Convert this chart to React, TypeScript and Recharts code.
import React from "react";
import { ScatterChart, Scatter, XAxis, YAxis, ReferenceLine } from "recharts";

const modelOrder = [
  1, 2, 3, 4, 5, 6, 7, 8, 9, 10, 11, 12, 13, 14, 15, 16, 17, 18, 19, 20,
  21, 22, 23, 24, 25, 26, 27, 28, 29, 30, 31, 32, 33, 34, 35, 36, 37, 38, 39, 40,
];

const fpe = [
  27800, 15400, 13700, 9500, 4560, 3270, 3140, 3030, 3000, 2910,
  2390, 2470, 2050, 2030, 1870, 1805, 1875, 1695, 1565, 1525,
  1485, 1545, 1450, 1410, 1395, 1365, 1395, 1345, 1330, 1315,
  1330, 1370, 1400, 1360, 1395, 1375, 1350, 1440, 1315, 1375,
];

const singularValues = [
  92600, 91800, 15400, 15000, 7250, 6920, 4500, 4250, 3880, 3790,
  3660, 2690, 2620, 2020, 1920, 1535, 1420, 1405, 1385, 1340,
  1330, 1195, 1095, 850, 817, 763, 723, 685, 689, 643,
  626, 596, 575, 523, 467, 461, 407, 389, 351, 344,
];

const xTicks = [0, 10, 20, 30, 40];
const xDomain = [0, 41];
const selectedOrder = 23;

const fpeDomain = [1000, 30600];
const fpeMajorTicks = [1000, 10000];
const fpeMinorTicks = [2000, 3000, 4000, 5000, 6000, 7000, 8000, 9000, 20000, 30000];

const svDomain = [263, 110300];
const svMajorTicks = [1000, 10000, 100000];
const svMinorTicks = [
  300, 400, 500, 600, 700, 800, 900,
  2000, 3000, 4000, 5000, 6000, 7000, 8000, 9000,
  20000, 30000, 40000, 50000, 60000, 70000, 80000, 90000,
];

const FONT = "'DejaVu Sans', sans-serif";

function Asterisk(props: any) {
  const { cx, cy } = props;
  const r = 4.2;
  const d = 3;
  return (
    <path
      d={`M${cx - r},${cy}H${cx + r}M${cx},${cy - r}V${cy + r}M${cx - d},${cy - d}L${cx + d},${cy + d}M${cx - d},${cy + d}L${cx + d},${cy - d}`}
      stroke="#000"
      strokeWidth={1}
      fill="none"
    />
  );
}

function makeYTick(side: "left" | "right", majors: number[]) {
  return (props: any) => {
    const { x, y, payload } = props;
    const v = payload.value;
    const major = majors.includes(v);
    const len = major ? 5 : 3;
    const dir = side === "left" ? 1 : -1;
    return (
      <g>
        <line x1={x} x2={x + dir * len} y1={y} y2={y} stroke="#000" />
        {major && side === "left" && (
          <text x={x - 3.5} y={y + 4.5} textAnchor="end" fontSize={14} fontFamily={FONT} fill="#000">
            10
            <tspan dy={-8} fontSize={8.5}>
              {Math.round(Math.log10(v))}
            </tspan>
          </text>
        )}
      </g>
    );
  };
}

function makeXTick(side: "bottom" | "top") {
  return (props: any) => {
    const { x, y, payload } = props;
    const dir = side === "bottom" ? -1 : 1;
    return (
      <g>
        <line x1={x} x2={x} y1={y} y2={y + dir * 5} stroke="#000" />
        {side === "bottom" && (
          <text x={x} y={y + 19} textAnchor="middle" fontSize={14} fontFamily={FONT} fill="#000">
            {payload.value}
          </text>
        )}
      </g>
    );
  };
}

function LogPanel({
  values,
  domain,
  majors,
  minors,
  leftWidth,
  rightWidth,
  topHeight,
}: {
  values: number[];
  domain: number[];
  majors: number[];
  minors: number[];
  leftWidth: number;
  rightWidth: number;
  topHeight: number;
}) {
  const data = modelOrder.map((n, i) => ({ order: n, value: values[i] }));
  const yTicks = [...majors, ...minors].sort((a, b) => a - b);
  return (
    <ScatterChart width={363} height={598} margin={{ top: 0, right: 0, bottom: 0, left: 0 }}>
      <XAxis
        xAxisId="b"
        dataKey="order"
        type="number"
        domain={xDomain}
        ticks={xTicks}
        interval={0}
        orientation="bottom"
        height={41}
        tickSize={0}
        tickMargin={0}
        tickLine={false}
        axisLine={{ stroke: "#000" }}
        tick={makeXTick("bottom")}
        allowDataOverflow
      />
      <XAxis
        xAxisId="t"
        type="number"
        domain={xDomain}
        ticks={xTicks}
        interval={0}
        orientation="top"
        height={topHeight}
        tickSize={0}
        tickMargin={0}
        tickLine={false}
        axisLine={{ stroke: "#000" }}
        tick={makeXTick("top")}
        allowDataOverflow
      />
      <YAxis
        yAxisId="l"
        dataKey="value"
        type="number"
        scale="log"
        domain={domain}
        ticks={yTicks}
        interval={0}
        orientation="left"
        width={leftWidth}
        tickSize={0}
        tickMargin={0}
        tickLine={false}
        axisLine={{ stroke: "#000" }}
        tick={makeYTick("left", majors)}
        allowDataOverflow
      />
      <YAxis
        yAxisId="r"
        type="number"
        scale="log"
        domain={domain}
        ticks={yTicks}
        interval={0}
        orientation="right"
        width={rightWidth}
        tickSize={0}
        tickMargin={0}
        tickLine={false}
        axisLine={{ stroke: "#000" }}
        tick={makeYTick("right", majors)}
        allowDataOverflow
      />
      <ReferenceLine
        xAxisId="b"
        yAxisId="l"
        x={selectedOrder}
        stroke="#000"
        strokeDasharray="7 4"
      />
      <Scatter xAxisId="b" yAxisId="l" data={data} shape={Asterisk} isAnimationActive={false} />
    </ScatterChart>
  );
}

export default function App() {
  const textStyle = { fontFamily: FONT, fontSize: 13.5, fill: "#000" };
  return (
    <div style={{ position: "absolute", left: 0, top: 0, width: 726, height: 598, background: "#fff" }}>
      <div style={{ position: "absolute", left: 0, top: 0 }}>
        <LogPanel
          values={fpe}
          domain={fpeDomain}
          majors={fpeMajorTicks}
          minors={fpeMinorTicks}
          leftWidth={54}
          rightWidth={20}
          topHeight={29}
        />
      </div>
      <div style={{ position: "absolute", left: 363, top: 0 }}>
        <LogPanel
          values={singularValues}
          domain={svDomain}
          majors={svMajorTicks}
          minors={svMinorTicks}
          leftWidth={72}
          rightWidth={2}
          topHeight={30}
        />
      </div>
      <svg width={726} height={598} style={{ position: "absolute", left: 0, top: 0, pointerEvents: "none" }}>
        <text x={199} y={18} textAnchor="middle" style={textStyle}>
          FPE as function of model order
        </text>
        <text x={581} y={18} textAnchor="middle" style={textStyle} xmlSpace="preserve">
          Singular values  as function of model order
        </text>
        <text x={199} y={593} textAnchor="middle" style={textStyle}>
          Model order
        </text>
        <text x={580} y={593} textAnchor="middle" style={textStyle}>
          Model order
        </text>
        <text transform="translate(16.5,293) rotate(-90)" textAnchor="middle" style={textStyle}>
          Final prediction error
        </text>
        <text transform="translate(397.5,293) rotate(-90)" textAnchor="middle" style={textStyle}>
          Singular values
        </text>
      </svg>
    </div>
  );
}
---
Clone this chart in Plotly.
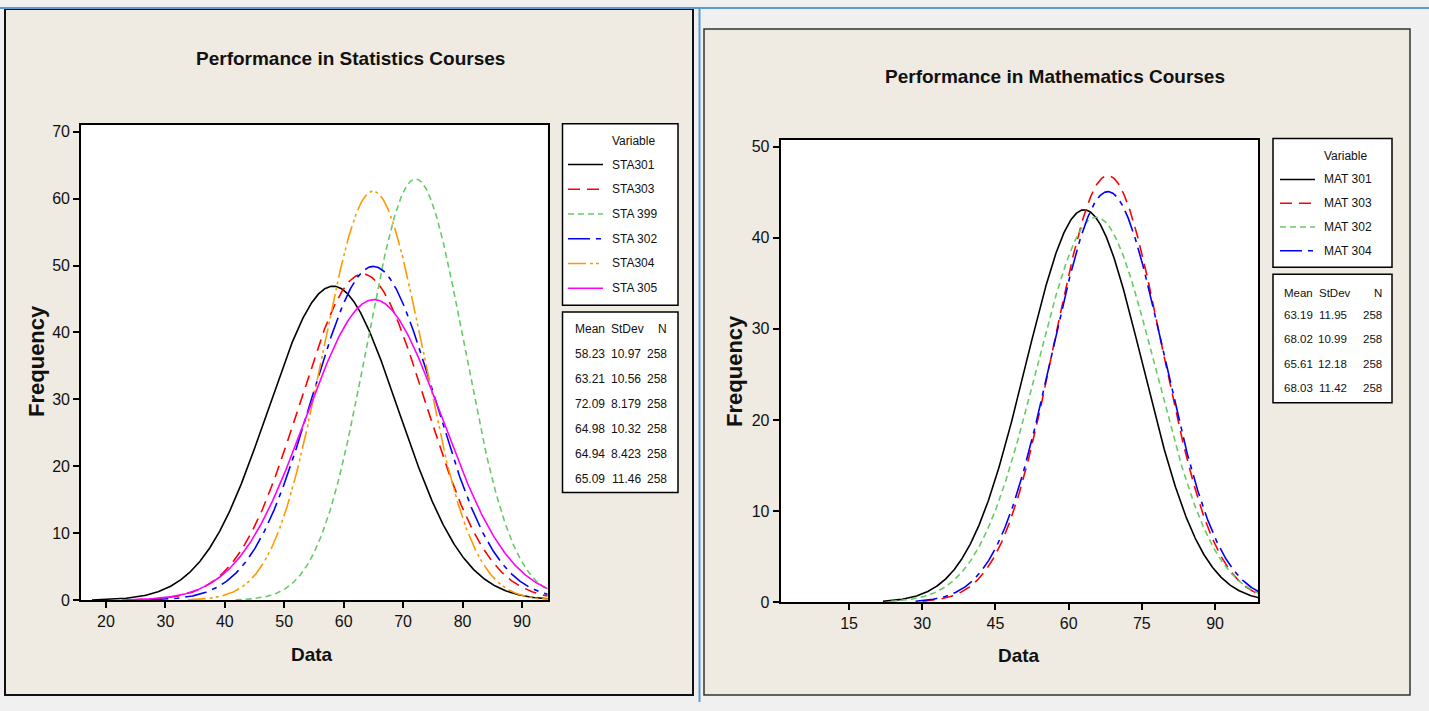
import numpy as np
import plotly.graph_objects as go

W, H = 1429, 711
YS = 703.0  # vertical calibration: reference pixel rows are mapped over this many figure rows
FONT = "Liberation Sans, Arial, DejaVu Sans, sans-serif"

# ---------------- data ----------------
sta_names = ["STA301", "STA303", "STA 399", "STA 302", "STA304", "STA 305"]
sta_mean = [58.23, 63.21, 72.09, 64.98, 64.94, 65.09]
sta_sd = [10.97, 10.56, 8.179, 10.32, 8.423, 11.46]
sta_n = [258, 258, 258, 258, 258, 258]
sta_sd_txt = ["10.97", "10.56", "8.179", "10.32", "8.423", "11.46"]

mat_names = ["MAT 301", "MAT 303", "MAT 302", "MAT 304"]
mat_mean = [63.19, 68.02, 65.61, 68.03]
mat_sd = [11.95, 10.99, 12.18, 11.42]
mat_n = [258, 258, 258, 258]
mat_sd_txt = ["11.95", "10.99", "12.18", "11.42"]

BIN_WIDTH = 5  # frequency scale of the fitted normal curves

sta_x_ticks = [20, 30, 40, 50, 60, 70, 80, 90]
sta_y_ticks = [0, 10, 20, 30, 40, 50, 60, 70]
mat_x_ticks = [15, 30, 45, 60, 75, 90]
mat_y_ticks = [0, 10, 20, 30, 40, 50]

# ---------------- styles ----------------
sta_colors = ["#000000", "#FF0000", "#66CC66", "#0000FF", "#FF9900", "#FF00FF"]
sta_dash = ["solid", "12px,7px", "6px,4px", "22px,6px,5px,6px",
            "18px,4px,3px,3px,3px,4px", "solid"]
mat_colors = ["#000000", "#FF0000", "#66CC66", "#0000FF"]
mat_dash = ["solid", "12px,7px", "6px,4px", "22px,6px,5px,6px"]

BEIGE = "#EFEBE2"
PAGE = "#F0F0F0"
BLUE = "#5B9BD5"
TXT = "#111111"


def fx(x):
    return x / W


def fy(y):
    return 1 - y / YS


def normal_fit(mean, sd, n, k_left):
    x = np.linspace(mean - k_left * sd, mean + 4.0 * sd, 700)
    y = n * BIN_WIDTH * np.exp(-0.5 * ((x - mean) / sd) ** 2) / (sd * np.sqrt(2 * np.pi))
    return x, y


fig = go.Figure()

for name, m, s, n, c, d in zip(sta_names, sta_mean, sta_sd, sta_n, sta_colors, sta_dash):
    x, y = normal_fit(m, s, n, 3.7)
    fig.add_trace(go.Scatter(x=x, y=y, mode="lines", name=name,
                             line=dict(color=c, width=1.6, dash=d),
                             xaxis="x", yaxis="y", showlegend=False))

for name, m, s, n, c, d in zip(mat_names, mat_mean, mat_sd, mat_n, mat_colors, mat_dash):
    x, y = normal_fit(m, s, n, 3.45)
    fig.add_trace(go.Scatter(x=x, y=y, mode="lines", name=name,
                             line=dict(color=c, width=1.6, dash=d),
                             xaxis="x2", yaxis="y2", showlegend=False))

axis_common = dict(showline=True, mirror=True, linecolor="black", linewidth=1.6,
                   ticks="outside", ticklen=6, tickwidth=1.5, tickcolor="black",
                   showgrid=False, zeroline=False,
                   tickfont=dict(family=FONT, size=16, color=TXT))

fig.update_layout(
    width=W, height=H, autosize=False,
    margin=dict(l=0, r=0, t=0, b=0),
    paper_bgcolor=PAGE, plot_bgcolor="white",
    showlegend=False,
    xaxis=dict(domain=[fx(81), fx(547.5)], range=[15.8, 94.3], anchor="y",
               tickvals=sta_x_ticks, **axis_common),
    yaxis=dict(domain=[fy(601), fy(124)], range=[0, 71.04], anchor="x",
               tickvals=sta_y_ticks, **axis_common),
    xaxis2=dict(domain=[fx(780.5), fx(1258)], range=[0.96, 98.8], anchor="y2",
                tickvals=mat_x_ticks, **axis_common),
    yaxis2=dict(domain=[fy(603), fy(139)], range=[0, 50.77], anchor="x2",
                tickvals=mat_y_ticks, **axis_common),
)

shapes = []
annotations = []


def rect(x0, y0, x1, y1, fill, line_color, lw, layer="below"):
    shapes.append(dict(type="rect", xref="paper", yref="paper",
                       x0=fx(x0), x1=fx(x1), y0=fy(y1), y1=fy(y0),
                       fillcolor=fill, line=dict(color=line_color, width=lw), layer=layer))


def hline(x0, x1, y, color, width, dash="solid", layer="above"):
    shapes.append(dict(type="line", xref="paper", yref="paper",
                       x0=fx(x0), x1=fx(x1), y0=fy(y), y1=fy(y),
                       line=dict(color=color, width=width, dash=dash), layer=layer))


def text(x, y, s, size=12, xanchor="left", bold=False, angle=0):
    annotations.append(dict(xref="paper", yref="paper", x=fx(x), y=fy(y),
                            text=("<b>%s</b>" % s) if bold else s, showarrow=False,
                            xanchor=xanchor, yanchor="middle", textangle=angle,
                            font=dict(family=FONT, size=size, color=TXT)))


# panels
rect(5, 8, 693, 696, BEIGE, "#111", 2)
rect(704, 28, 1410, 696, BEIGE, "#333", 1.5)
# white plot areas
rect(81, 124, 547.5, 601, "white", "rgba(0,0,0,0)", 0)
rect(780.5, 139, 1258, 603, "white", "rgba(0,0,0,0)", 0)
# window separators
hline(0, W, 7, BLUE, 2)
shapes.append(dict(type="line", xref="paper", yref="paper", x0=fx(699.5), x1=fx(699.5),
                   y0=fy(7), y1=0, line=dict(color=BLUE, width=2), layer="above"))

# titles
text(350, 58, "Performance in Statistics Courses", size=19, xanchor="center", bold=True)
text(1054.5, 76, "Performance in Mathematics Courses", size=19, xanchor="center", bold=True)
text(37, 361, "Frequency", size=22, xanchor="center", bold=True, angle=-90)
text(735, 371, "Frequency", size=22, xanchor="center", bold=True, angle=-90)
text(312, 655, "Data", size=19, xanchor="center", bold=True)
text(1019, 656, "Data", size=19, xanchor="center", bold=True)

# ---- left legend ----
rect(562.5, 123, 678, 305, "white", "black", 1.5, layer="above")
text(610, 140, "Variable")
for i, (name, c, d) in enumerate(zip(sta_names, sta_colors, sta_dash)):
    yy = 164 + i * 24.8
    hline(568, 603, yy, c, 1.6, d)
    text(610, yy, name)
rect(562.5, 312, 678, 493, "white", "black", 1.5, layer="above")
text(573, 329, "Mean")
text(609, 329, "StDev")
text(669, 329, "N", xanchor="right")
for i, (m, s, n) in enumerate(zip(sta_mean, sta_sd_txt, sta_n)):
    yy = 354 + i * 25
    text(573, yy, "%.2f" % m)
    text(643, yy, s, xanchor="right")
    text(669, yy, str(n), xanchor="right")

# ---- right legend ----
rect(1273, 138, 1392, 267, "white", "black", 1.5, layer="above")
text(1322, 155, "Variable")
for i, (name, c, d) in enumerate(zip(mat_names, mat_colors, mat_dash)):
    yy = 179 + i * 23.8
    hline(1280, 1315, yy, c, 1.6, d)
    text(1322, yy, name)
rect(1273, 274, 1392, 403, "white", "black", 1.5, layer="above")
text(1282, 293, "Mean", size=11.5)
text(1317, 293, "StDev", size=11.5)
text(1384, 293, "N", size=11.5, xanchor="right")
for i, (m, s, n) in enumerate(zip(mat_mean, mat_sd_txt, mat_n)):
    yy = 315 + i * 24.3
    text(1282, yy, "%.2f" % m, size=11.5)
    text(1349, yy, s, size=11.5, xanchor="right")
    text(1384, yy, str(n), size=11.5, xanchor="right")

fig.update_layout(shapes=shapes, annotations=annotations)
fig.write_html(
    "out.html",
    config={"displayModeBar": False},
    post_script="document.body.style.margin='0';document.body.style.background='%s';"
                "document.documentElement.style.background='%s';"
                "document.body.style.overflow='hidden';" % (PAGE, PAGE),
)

*OBJECTIVE*
Reproduce exactly the lines above starting at the line containing "Clone this chart in Plotly." and ending at the line containing "Sans, Arial, DejaVu", including both, but not the pictures.

*TASK OUTPUT*
Clone this chart in Plotly.
import numpy as np
import plotly.graph_objects as go

W, H = 1429, 711
YS = 703.0  # vertical calibration: reference pixel rows are mapped over this many figure rows
FONT = "Liberation Sans, Arial, DejaVu Sans, sans-serif"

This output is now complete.